“I feel stupid all the time. I didn’t feel stupid today.”
This may be the best compliment I’ve ever gotten from someone with a disability who attended one of my self-advocate sessions this year. We had a short conversation after that statement was made. It was bit of a rush because the class was over and their ride was impatiently waiting for them to come. What made them feel stupid wasn’t the regular kind of challenges and obstacles that are put in front of people with intellectual disabilities, no, this person lived within a system, with paid support providers, who made them feel stupid all the time.

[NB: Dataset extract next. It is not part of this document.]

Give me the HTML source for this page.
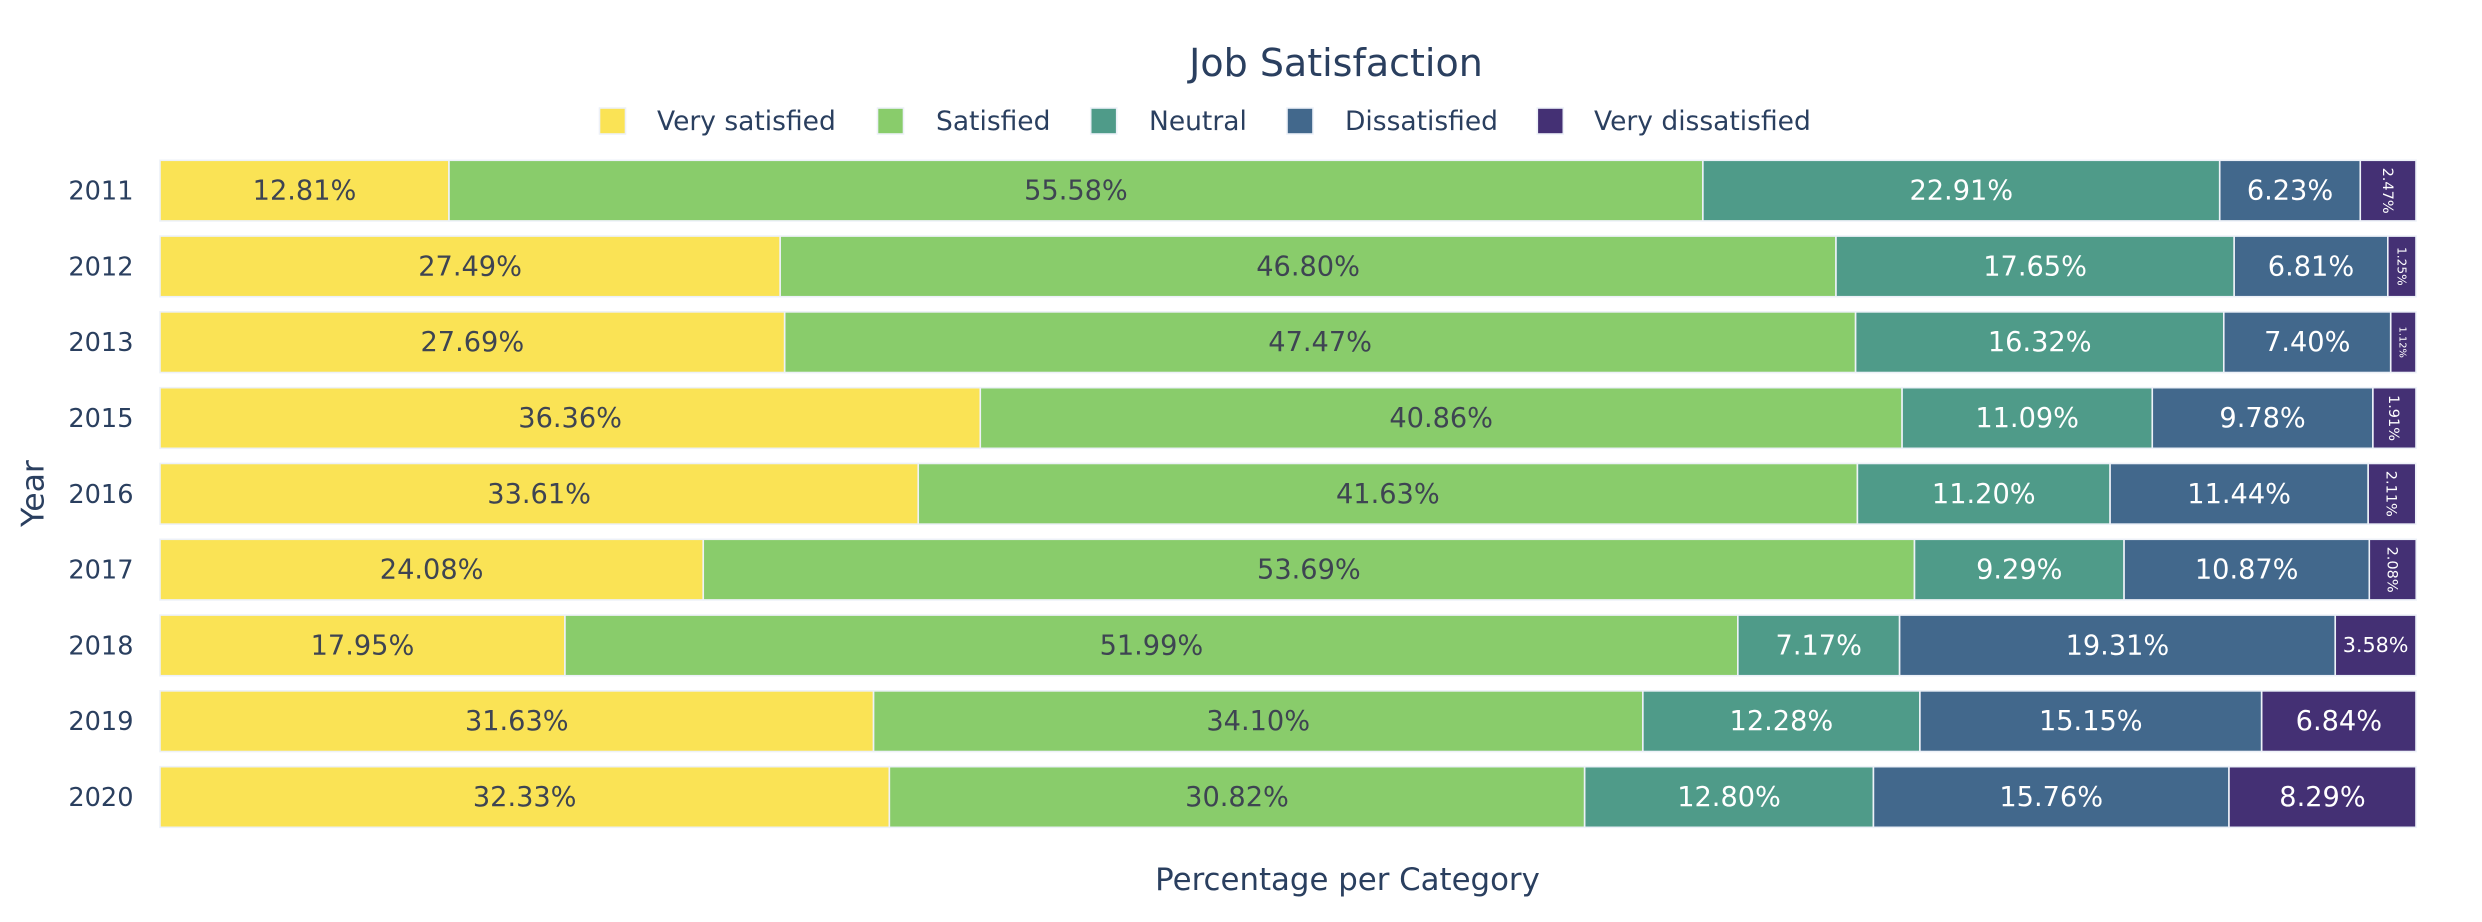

I watched them leave and I saw the angry face of the staff who’d been kept waiting a few moments. Those few moments, the face showed angrily, were an inconvenience. The person I’d been speaking to was an inconvenience. Paid time or no, that time did not belong to the individual in service, it belonged to the staff who clearly had better things to do.
It concerns me that our system is set up to serve people with intellectual disabilities but ends up serving others needs:
– for employment
– for power
– for paper
– for social contact with other staff
– for control of the unruly
Of course I know that there are good staff out there, a lot of them. I know that. This person must have in their lives staff who are sensitive and who take time. That’s the scariest part of this. The deep, deep, caring of of some of the best people in the world wasn’t enough for them to feel relief from a sense of inadequacy. It’s not enough that some are good. It’s not enough that many are good.
We all know, from living in the real world, that sometimes it can take just one person to make us feel small, and stupid, and ugly, and worthless. We all know that no matter how many people love us and support us, that that feeling of being utterly and completely unworthy can dog us for a lifetime.
Intentional goodness.
Intentional respect.
This is what needs to govern our days.
“I pledge today that I will control my temper and my prejudices. I pledge today that I will make time to make others feel valuable and worthy. I pledge today that my tone will flow from my intentional desire to be respectful. I pledge today that I will watch my words, govern my actions, and control my impulse to impatience. I pledge today, to be a good person in relationship to those I serve, those I work with, and myself.”
I read this every morning when I get up.
It’s simple.
But I need to be reminded.
Because I am a human being and human beings have a penchant for cruelty and domination and anger. Human beings who have power over other human beings most often abuse it. I know that.
I’ve been hurt before.
That is lesson enough.
So I remind myself what it is to be in relationship to others. To be in service to others.
Because one good person isn’t enough.
Two aren’t enough.
We need to strive for there to be enough voices within the social service system that give the message of worthiness and value and importance to those who get constant messages of disapproval and unwelcome out there. We need to be safe harbour.
We. Need. To. Be. Safe. Harbour.
We are or we aren’t.
I choose to try each day to end the day, without blood on the beach.